** START **

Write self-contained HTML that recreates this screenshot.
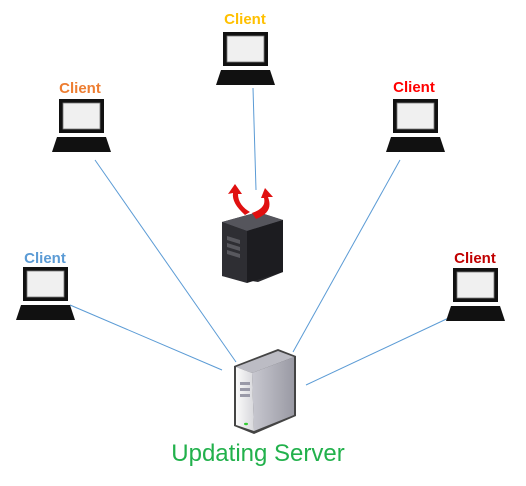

** END **
** START **

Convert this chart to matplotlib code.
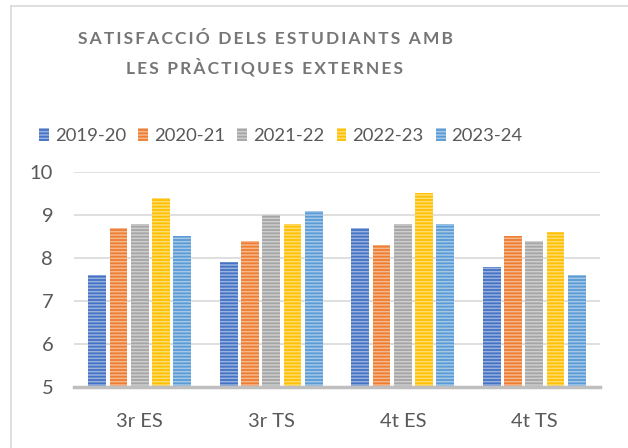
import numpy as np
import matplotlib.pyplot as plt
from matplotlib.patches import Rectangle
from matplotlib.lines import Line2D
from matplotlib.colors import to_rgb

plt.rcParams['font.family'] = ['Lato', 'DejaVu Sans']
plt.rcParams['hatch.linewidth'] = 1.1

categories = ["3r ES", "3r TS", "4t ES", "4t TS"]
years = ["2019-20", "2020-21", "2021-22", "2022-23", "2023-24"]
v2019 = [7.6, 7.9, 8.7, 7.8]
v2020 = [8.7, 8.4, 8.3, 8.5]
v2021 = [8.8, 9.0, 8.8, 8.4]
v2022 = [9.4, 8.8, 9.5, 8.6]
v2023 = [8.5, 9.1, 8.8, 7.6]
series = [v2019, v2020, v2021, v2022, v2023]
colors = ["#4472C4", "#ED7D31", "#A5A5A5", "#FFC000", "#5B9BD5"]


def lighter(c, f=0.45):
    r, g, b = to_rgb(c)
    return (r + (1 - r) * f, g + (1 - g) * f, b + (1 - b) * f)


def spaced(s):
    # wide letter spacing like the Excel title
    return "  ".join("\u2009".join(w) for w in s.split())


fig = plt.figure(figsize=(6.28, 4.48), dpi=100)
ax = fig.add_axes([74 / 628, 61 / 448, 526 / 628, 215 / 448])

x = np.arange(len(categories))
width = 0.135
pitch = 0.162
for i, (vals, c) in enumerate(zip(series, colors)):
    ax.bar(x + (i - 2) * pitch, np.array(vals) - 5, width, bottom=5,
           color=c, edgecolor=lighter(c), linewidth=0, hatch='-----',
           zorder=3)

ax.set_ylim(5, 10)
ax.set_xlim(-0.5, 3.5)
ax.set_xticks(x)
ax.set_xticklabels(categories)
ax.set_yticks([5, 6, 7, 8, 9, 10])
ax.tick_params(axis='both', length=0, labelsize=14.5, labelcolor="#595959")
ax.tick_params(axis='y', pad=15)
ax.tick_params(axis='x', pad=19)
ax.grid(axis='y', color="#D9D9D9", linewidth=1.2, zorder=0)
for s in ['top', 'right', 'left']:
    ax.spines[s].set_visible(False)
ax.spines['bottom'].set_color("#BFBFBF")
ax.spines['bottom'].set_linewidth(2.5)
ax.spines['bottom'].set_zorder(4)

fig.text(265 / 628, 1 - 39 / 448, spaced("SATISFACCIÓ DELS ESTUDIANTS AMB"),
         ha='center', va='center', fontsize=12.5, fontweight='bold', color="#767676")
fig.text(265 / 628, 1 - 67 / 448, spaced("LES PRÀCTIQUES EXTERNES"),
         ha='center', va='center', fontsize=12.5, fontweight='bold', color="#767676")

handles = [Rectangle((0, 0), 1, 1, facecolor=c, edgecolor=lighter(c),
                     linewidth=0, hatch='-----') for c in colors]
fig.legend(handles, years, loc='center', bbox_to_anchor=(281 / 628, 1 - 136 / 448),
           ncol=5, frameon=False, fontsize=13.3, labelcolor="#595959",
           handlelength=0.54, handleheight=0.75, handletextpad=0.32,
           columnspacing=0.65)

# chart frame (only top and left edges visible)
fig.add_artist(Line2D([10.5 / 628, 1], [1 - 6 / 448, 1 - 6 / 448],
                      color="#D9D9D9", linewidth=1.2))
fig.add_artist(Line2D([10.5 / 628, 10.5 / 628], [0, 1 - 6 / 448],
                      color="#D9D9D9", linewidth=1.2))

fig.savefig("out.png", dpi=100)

** END **
** START **

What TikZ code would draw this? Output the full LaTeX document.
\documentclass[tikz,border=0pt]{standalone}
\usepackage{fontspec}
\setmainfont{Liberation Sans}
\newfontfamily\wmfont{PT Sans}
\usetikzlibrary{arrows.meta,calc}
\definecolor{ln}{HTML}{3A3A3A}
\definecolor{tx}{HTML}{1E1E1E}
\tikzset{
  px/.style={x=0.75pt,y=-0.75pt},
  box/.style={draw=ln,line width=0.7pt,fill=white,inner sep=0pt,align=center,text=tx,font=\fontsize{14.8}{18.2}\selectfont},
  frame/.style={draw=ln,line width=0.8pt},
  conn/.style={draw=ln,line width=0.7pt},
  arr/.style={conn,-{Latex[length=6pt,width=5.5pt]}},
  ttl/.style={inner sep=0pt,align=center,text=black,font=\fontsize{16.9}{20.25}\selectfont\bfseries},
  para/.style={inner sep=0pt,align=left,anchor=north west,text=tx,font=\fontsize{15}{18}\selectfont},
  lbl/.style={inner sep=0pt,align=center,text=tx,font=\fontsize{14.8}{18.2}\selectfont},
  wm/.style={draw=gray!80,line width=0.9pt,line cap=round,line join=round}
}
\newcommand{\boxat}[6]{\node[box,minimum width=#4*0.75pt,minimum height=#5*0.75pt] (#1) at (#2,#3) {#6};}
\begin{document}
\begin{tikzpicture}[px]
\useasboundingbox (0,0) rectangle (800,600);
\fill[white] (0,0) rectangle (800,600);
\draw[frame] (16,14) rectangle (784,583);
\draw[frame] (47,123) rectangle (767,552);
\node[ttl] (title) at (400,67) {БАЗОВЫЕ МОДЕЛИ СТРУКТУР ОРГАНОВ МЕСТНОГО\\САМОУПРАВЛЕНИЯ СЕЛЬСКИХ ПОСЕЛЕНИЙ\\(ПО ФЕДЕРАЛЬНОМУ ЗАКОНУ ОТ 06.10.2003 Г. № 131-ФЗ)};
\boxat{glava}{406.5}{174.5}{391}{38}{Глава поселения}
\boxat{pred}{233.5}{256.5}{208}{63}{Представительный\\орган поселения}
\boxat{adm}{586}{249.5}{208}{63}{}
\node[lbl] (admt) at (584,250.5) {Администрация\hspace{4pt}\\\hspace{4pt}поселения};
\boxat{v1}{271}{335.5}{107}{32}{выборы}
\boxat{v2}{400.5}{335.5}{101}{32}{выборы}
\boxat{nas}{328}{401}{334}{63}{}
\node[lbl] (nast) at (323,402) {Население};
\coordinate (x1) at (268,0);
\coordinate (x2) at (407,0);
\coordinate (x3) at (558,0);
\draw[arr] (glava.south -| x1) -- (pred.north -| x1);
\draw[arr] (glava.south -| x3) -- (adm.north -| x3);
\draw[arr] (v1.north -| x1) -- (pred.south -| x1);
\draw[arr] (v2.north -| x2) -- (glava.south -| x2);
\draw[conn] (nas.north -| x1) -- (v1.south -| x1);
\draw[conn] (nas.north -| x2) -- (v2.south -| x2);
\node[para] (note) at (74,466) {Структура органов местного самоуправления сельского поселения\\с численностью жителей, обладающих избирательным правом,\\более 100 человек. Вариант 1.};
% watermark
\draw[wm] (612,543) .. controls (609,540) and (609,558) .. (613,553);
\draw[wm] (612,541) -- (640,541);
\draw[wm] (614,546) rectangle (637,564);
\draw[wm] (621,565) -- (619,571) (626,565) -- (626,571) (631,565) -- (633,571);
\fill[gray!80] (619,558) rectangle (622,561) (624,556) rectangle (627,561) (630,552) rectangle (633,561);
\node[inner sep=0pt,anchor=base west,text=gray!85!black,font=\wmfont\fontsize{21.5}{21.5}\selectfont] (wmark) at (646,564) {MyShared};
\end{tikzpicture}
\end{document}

** END **

Copy word for word every line from the one with "Convert this chart to matplotlib code." through the one with "plt.rcParams['hatch.linewidth'] = 1.1", including both. No pictures belong in the copy.

- **Solution to this task**:
Convert this chart to matplotlib code.
import numpy as np
import matplotlib.pyplot as plt
from matplotlib.patches import Rectangle
from matplotlib.lines import Line2D
from matplotlib.colors import to_rgb

plt.rcParams['font.family'] = ['Lato', 'DejaVu Sans']
plt.rcParams['hatch.linewidth'] = 1.1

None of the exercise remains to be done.